In 1996, a school board in eastern Texas created a program called Clergy in Schools. Beaumont Independent School District recruited volunteer clergy to counsel K-12 students on topics such as self-esteem, peer pressure and violence. The goal, officials said, was to create volunteer opportunities, encourage conversation about civic values and morality, and enhance safe learning environments.
Clergy in Schools didn’t last long. A federal trial court in Texas invalidated the program in 2002. The judge found that the program violated the First Amendment, according to which, “Congress shall make no law respecting an establishment of religion, or prohibiting the free exercise thereof.” More specifically, the court held that the program was unconstitutional because it was not neutral with regard to faith and conveyed the message that religion is preferable to a lack of religion.
But now, schools across the state are debating whether to open their doors to clergy.
Senate Bill 763, enacted in September 2023, allows school officials to hire unlicensed chaplains, either as staff members or volunteers. Those who can pass background checks will be allowed to perform duties typically provided by counselors, such as mental health support. Local boards have until March 1, 2024, to choose whether to allow chaplain programs in their schools.
SB 763 generates significant questions around the First Amendment. These questions are all the more high stakes given that the Supreme Court has recently signaled shifting views about the limits on religious activity in public schools—themes I teach, write and speak about regularly as a faculty member specializing in education law.
In so doing, the justices acknowledged that the Supreme Court abandoned the tests it used over the past 50-plus years to assess whether government actions appeared to endorse religion, and therefore whether they violated the establishment clause of the First Amendment.
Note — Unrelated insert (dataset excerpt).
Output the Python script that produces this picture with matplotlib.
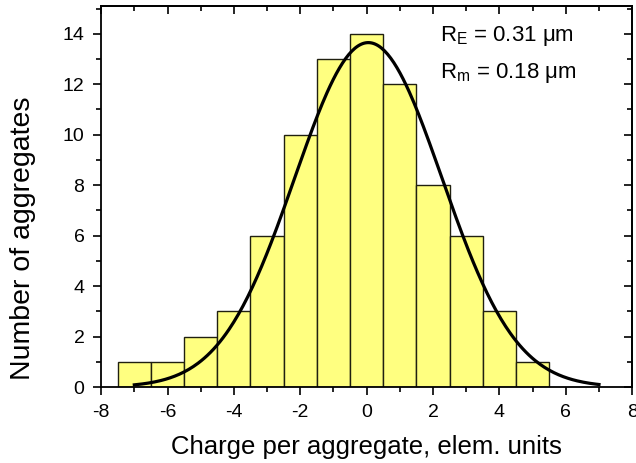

The most famous of these was often called “the Lemon test,” referring to the court’s 1971 decision in Lemon v. Kurtzman. In order to be permissible, the court ruled in Lemon, an activity involving religion and state had to meet three criteria: that it have a secular legislative purpose; that its principal or primary effect neither advance nor inhibit religion; and that it not result in “excessive entanglement” between religion and the state—though the court did not define “excessive.”
The court also abandoned what was known as the “endorsement test,” which stems from 1984’s Lynch v. Donnelly, in which a man challenged a Rhode Island city over its Christmas display and Nativity scene—and lost. According to the endorsement test, a policy is permissible if a “reasonable observer” would not think it was endorsing or disapproving of religion.
Finally, in 1992, the court abandoned a test it applied only once, inLee v. Weisman: coercion. The justices invalidated prayer at a public school graduation ceremony on the basis that it coerced people present into listening.
Even so, SB 763 raises at least three thorny issues about how to assess whether a policy violates the First Amendment.
Initially, assuming the lower courts apply the new test enunciated in Kennedy v. Bremerton—that the First Amendment must be interpreted in light of “historical practices”—there do not appear to be traditions supporting the presence of faith-based chaplains as staff members or volunteers in public schools, regardless of whether they were formally credentialed.
Second is the question of endorsing religion. As noted, the Supreme Court repudiated its earlier tests about whether a policy appears to “endorse” a particular religion or no religion, or coerced people into participating. But the fundamental principle still holds: The First Amendment prohibits government from making any law “respecting an establishment of religion.” It thus appears that SB 763 straddles, if not crosses, the line into establishment. Having faith-based chaplains—a move many Texas chaplains themselves oppose—arguably puts the power of the state behind their actions.
Third is the question of which faiths will be represented and whether the chaplain program would appear to endorse some religions over others. Even if SB 763 were to survive a challenge on establishment clause grounds, one must question whether having chaplains from only some faith traditions is wise in an increasingly pluralistic American society, in which the number of people no longer identifying with religion is growing.
Not surprisingly, SB 763 has its supporters and critics. A board member in one Texas district described the bill as “a great opportunity to bring some spiritual guidance into the schools.” Another supporter, without offering a rationale, suggested that affording religion a greater place in public education could help to make schools safer, including reducing the risk of mass shootings.
Conversely, more than 100 chaplains from various Christian denominations—including the Catholic Church, United Methodist Church and Seventh-day Adventist Church—as well as Jewish and Buddhist leaders signed a public letter opposing the bill. “It is harmful to our public schools and the students and families they serve,” the signatories wrote, because it neither prevents individuals from proselytizing in schools nor insures that they would have the necessary qualifications to serve students.
SB 763 raises serious questions about what crosses the line toward establishing religion that, I believe, will likely result in litigation. Thus, both sides—whether in favor of or opposed to having chaplains in schools—should be mindful of the aphorism to “be careful what you wish for.”